The Outlook zero-day bug patched in March (CVE-2023-23397) is a privilege escalation flaw in the Outlook client for Windows that enables attackers to steal NTLM hashes without user interaction in NTLM-relay attacks.
Threat actors can exploit it by sending messages with extended MAPI properties containing UNC paths to custom notification sounds, causing the Outlook client to connect to SMB shares under their control.
Microsoft addressed the issue by including a MapUrlToZone call to ensure the UNC paths don’t link to internet URLs and replacing the sounds with default reminders if they did.

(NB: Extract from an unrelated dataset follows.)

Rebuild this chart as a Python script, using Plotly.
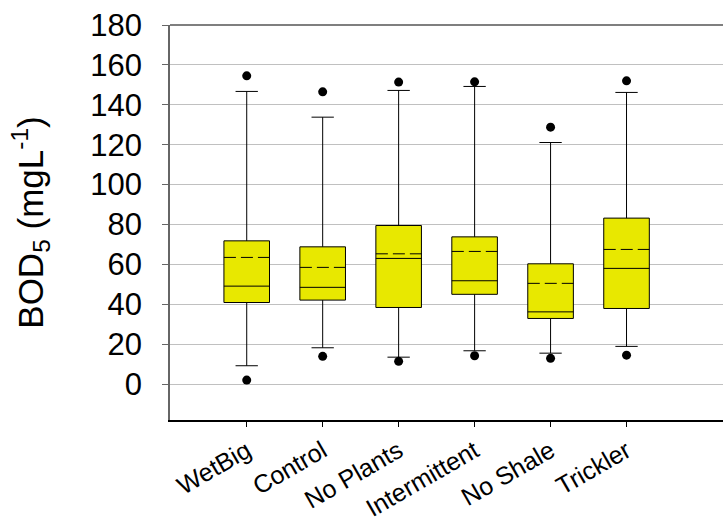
import plotly.graph_objects as go

categories = ["WetBig", "Control", "No Plants", "Intermittent", "No Shale", "Trickler"]
q1 = [40.9, 42.1, 38.4, 45.0, 32.9, 37.9]
median = [49.1, 48.5, 63.0, 51.8, 36.2, 58.0]
q3 = [71.8, 68.8, 79.5, 73.8, 60.3, 83.2]
mean = [63.5, 58.5, 65.3, 66.5, 50.5, 67.5]
lower_whisker = [9.2, 18.2, 13.5, 16.7, 15.5, 18.9]
upper_whisker = [146.7, 133.8, 147.2, 149.2, 121.1, 146.2]
outlier_low = [2.0, 13.9, 11.4, 14.2, 12.9, 14.5]
outlier_high = [154.5, 146.5, 151.4, 151.5, 128.8, 152.0]
y_ticks = [0, 20, 40, 60, 80, 100, 120, 140, 160, 180]

positions = list(range(len(categories)))
box_width = 0.6
FONT = "Arial, Liberation Sans, sans-serif"

fig = go.Figure()
fig.add_trace(go.Box(
    x=positions, q1=q1, median=median, q3=q3,
    lowerfence=lower_whisker, upperfence=upper_whisker,
    width=box_width, whiskerwidth=0.49,
    fillcolor="#e8e800", line=dict(color="black", width=1),
    boxpoints=False, showlegend=False,
))

# mean lines (dashed) across each box
mx, my = [], []
for p, m in zip(positions, mean):
    mx += [p - box_width / 2, p + box_width / 2, None]
    my += [m, m, None]
fig.add_trace(go.Scatter(x=mx, y=my, mode="lines",
                         line=dict(color="black", width=1, dash="12px,5px"),
                         showlegend=False, hoverinfo="skip"))

# outliers
fig.add_trace(go.Scatter(x=positions + positions, y=outlier_high + outlier_low,
                         mode="markers", marker=dict(color="black", size=9),
                         showlegend=False))

fig.add_shape(type="line", xref="paper", yref="paper", x0=0, x1=1, y0=1, y1=1,
              line=dict(color="#555555", width=1.5))

fig.update_layout(
    width=723, height=521,
    margin=dict(l=170, r=0, t=25, b=101),
    plot_bgcolor="white", paper_bgcolor="white",
    font=dict(family=FONT, color="black"),
    xaxis=dict(range=[-1.01, 6.27], tickvals=positions, ticktext=categories,
               tickangle=-30, tickfont=dict(size=25), showgrid=False,
               showline=True, linecolor="black", linewidth=1.5,
               ticks="outside", ticklen=5, tickcolor="black", zeroline=False,
               automargin=False),
    yaxis=dict(range=[-18, 180], tickvals=y_ticks, tickfont=dict(size=31),
               showgrid=True, gridcolor="#c0c0c0", gridwidth=1,
               showline=True, linecolor="#666666", linewidth=1.5,
               ticks="outside", ticklen=6, tickcolor="#666666",
               ticklabelstandoff=14, zeroline=False, automargin=False,
               title=dict(text="BOD<sub>5</sub> (mgL<sup>-1</sup>)",
                          font=dict(size=35), standoff=36)),
)
fig.write_html("out.html", config={"displayModeBar": False},
               post_script="document.body.style.margin='0';document.body.style.overflow='hidden';")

Bypass for Outlook zero-click privilege escalation
While analyzing the CVE-2023-23397 mitigation, Barnea discovered that the URL in reminder messages could be changed to trick the MapUrlToZone checks into accepting remote paths as local paths.
This circumvents Microsoft’s patch and causes the Windows Outlook client to connect to the attacker’s server.
“This issue seems to be a result of the complex handling of paths in Windows,” explains Barnea.
In light of Barnea’s findings, Microsoft warns that “Customers must install the updates for CVE-2023-23397 and CVE-2023-29324 to be fully protected.”
While Internet Explorer has been retired, the vulnerable MSHTML platform is still being used by some apps through WebBrowser control, as well as by Internet Explorer mode in Microsoft Edge.
Because of this, Redmond urges customers to install both this month’s security updates and the IE Cumulative updates released to address the CVE-2023-29324 vulnerability to stay fully protected.
Exploited by Russian state hackers for data theft
As Microsoft revealed in a private threat analytics report, it was exploited by Russian APT28 state hackers (aka STRONTIUM, Sednit, Sofacy, or Fancy Bear) in attacks against at least 14 government, military, energy, and transportation organizations between mid-April and December 2022.
APT28 has been linked to Russia’s military intelligence service, the Main Directorate of the General Staff of the Armed Forces of the Russian Federation (GRU).
The threat actors used malicious Outlook notes and tasks to steal NTLM hashes by forcing their targets’ devices to authenticate to attacker-controlled SMB shares.
These stolen credentials were used for lateral movement within the victims’ networks and to change Outlook mailbox permissions to exfiltrate emails for specific accounts.
Microsoft released a script to help Exchange admins check if their servers were breached but also advised them to look for other signs of exploitation if the threat actors cleaned up their traces.